* _PROBLEM TO SOLVE_
Nothing but the lines from the line with "Write the Bokeh code for this chart." to the line with "from bokeh.resources import INLINE", both included, is to be repeated, and those exactly. Leave out the pictures.

* _RECORDS_
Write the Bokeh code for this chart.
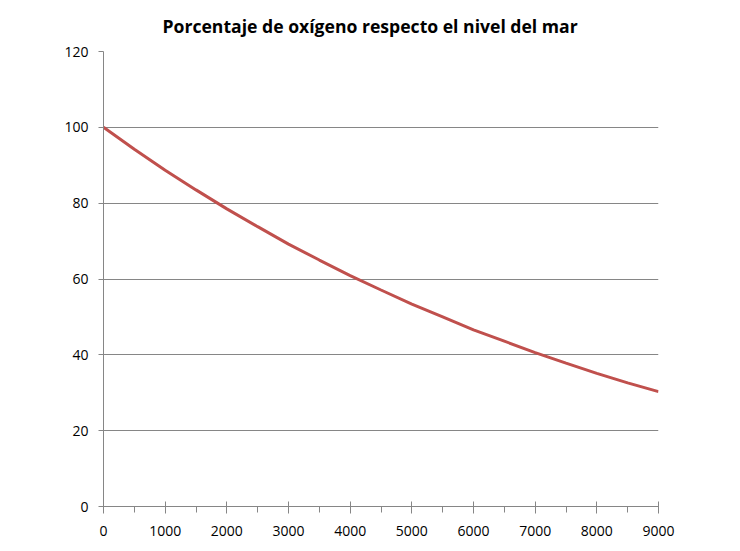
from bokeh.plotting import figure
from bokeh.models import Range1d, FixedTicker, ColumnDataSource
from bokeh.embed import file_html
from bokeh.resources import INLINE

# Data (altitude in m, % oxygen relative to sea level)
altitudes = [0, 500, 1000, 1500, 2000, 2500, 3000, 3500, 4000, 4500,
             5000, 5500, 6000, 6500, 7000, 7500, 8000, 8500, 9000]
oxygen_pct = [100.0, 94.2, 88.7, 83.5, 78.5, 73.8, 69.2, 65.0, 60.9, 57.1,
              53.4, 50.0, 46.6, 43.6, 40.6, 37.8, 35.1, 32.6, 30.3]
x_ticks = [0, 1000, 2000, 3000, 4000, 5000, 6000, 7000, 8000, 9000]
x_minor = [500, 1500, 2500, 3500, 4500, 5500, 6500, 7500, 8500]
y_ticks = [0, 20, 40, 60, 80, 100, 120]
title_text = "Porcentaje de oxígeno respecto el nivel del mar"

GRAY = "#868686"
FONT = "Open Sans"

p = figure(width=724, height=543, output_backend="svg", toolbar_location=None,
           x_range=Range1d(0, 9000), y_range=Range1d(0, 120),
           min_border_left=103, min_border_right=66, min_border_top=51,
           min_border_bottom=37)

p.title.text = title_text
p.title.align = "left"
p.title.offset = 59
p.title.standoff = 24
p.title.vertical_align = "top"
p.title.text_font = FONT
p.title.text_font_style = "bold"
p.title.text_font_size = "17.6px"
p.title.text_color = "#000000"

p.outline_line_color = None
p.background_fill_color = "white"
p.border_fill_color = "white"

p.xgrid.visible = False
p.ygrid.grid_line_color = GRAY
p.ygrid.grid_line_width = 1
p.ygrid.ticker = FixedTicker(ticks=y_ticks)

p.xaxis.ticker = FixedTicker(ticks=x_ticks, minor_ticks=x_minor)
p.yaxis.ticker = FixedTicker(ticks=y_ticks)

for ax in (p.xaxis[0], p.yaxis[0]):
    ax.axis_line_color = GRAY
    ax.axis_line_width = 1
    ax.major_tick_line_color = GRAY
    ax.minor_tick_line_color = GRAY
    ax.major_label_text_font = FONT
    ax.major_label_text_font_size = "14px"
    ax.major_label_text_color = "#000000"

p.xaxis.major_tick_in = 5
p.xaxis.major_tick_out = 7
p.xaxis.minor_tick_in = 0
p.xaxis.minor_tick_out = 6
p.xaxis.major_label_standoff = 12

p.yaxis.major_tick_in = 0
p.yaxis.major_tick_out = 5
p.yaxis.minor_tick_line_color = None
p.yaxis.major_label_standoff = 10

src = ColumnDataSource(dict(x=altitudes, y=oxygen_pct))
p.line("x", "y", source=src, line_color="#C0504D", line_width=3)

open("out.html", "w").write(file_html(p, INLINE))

--

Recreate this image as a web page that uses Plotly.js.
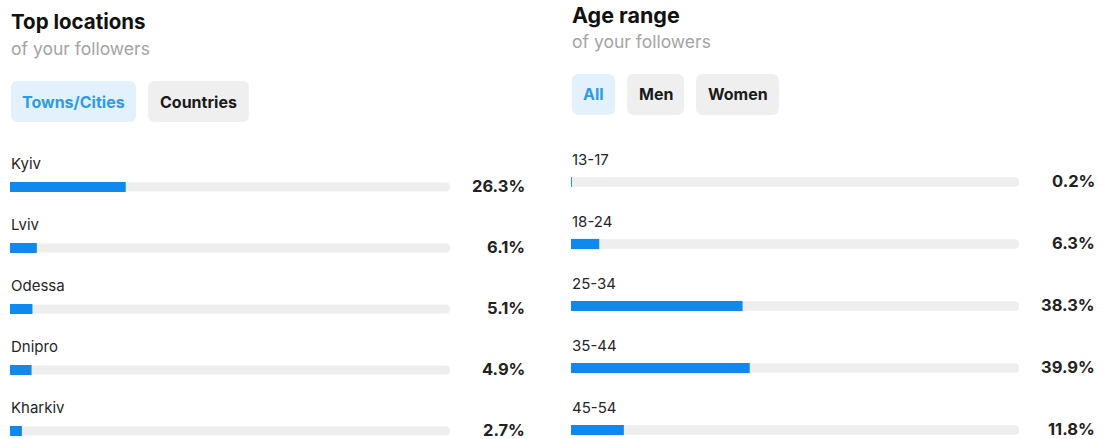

...

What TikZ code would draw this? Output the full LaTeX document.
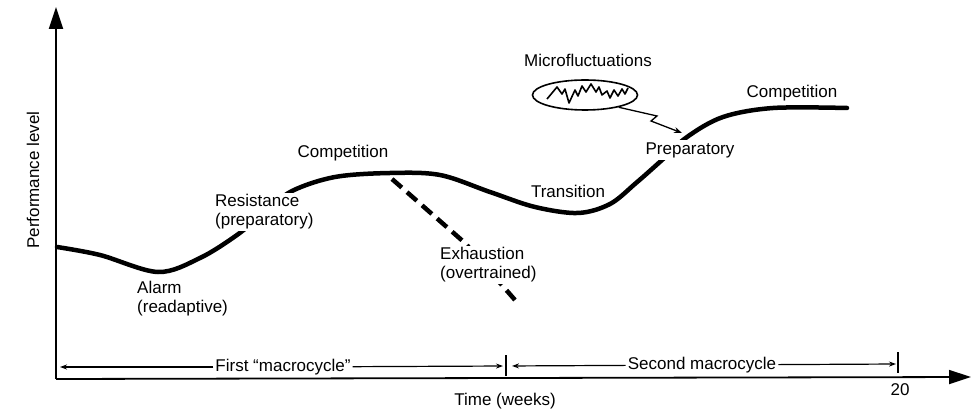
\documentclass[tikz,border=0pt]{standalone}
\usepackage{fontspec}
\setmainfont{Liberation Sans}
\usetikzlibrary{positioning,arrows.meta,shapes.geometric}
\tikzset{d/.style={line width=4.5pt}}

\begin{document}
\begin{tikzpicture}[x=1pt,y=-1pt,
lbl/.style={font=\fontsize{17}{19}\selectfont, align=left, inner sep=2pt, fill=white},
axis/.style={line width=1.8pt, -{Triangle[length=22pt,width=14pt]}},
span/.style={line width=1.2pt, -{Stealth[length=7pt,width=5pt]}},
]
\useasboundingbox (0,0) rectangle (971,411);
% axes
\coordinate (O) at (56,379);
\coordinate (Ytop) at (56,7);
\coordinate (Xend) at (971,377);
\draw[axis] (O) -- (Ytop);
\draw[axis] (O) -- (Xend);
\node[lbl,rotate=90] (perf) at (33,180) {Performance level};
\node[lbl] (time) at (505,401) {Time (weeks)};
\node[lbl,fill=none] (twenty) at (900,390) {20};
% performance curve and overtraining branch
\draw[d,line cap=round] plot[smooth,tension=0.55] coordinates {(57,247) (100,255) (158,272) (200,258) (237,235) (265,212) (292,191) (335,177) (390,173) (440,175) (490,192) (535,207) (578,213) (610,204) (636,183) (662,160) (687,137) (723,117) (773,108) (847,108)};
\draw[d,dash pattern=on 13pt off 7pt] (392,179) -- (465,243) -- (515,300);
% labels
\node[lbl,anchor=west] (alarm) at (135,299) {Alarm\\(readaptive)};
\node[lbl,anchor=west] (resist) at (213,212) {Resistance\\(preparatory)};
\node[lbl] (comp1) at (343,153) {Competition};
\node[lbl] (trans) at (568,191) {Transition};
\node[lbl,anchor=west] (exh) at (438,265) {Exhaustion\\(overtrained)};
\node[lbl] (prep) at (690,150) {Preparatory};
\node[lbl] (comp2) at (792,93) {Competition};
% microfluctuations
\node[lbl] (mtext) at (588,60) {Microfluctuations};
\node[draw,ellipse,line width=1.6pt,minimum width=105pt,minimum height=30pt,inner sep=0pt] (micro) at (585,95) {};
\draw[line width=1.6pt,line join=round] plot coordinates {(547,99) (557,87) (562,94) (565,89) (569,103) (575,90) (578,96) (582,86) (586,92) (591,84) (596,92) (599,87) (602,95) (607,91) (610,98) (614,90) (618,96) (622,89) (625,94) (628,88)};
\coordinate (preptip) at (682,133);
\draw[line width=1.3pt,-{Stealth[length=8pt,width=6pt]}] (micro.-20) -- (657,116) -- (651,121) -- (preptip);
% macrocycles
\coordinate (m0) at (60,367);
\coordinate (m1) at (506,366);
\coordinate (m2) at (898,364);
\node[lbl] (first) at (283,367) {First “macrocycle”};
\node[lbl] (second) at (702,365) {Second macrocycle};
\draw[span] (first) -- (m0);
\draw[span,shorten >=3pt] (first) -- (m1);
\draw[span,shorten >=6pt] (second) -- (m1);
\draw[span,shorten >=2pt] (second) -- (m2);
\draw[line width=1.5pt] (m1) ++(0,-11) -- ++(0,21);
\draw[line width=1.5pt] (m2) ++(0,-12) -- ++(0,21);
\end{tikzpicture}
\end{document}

* _RESPONSE_
Write the Bokeh code for this chart.
from bokeh.plotting import figure
from bokeh.models import Range1d, FixedTicker, ColumnDataSource
from bokeh.embed import file_html
from bokeh.resources import INLINE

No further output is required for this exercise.